I have been writing
about a disorder that intrigues me, Kuru (which means “shaking”) widespread
among the Fore people of New Guinea in the 1960s. In
around 3-6 months, Kuru victims go from having difficulty walking, to outbursts
of laughter, to inability to swallow and death. Kuru, and (what we now know to be) related diseases, e.g., Mad Cow,
Crutzfield Jacobs, scrapie) are “spongiform” diseases, causing brains to appear
spongy. (They are also called TSEs: transmissible spongiform encephalopathies).
Kuru clustered in families, in particular among Fore women and their children,
or elderly parents.
They began to suspect
transmission was through mortuary cannibalism. Apparently this was deemed a way of honoring the dead, and was
also a main source of meat permitted women. It seems that men also took part,
but got first dibs on eating the muscle. Ending these cannibalistic practice
all but eradicated the disease, which had been of epidemic proportions.

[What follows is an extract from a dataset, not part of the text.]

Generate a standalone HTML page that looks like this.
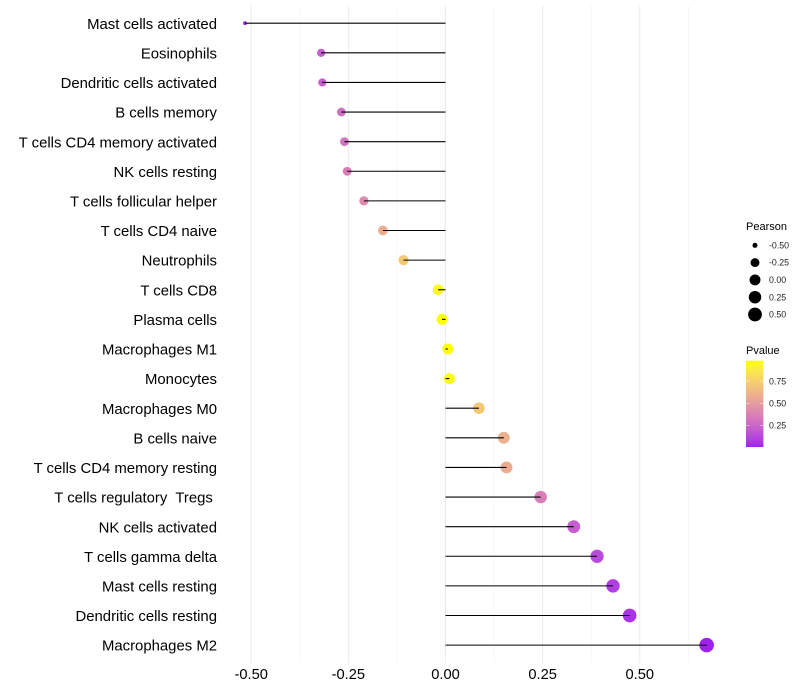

No one expected at the time that understanding the cause of
Kuru would falsify an established theory that only viruses and bacteria could
be infectious (the “central dogma”).
Some would say it led to a “revolution” in molecular biology. The reasoning is of a standard form:
There is some hypothesis H from which we derive some expected experimental
results, E. Here, H is the
generalization:
All
infectious agents have nucleic acid (equivalently, there are no anomalous
pathogens).
If the experiment is done
properly and yet results conflict with E, we may say there is an anomaly for
H. The anomaly can be abbreviated as
not-E. The anomaly here is that
Kuru (like scrapie in sheep) is transmitted by a protein alone (by changing a
normal protein shape into an abnormal fold). The first clues that no nucleic
acids were involved in transmitting Kuru came from the fact that it is not eradicated with techniques known to kill viruses
and bacteria. Stanley Prusiner
called the infectious protein a prion (he received a Nobel prize for his work
on prion disease in 1997). The
anomalous results would not go away, and were demonstrated by experimental
transmission to animals, mostly hamsters and mice. It is generally accepted that hypothesis H is thereby
falsified. The argument form is the familiar modus tollens:
If
H then E
Not-E
Therefore
H is false.
The
argument is deductively valid: it is logically impossible for the two
premises to be true while the conclusion false. One would get a logical contradiction. Strictly speaking, however the
empirical data do not logically contradict H. It is logically possible,
despite strong evidence against this, that some nucleic acid is somehow
involved. Still, the data warrant
denying H: the central dogma has been given a very good opportunity to be
retained, and it has not been. Experiments on prion transmission rarely fail to
give us results incompatible with H.
Instead, results are in sync with the “protein only” hypothesis: they
are regarded as at least practically impossible under the assumption that H is
true. We might say they are statistically
inconsistent with H.
The “protein only” anomaly (the not-E) can be brought
about at will (as Popper would say).
Or, to adapt what R.A. Fisher says in relation to the test of
significance, a phenomenon (that is anomalous for H) is experimentally
demonstrable when we know how to conduct an experiment which will rarely fail
to give us a result that is statistically inconsistent with H. A lot of negations, but clear
enough. Note: it is not that
infectious protein events are “very improbable” in their own right (however one
construes this); it is rather that these events are counter to, and
forbidden under, the assumption of the hypothesis H.
The underlined portion of the last sentence, obvious
as it is, is my main point just now.